Mythology definitely had its place, filling in the spaces with an idealized way of imagining the world. These days, the explosion of media coverage has pretty much stripped away the dreams, brutalizing our sensibilities along the way. Now, we seem to know everything, even before it happens!

One of the things I really liked about Kennedy was how he spoke as president and how his persona was managed and presented. I know it’s been done to death, but those TV debates with Nixon, singlehandedly elevated JFK to the realm of Knighthood over the magical world of Camelot. Keep in mind, this was still in the days of b&w television, I kid you not.
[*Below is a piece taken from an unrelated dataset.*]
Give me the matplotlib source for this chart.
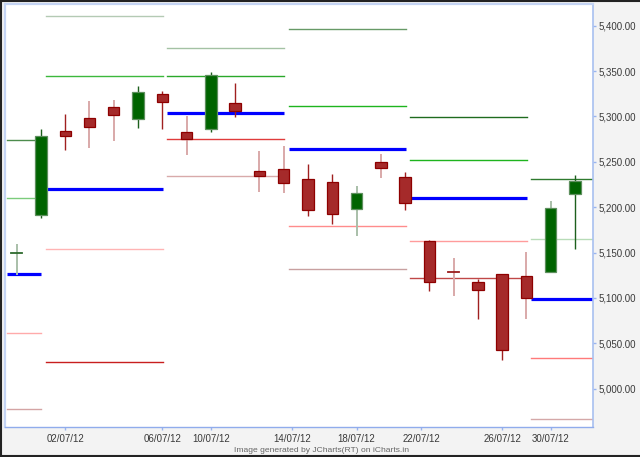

Remember, there were only three television networks and public broadcasting and that was pretty much your national media coverage. J. Edgar Hoover had long been accumulating detailed, personal files on many high profile personalities, but nothing like today. At this point, I am not sure what THEY don’t know about me, but at least I don’t care. Jay Edgar knew Rock Hudson was gay even before Doris Day. In spite of that, privacy was still a possibility for most of us in the early 60’s.

In spite of all that back then, it was definitely a simpler time. One of the things I recently learned is that I can’t use my age to claim some understanding of what it is now like at any age preceding mine. So, I can talk about my being 18 so many years ago, but I have no idea about today. 

I know for certain that all of today’s lessons are taught by our history. I share my stories for that reason, cause I got some mileage.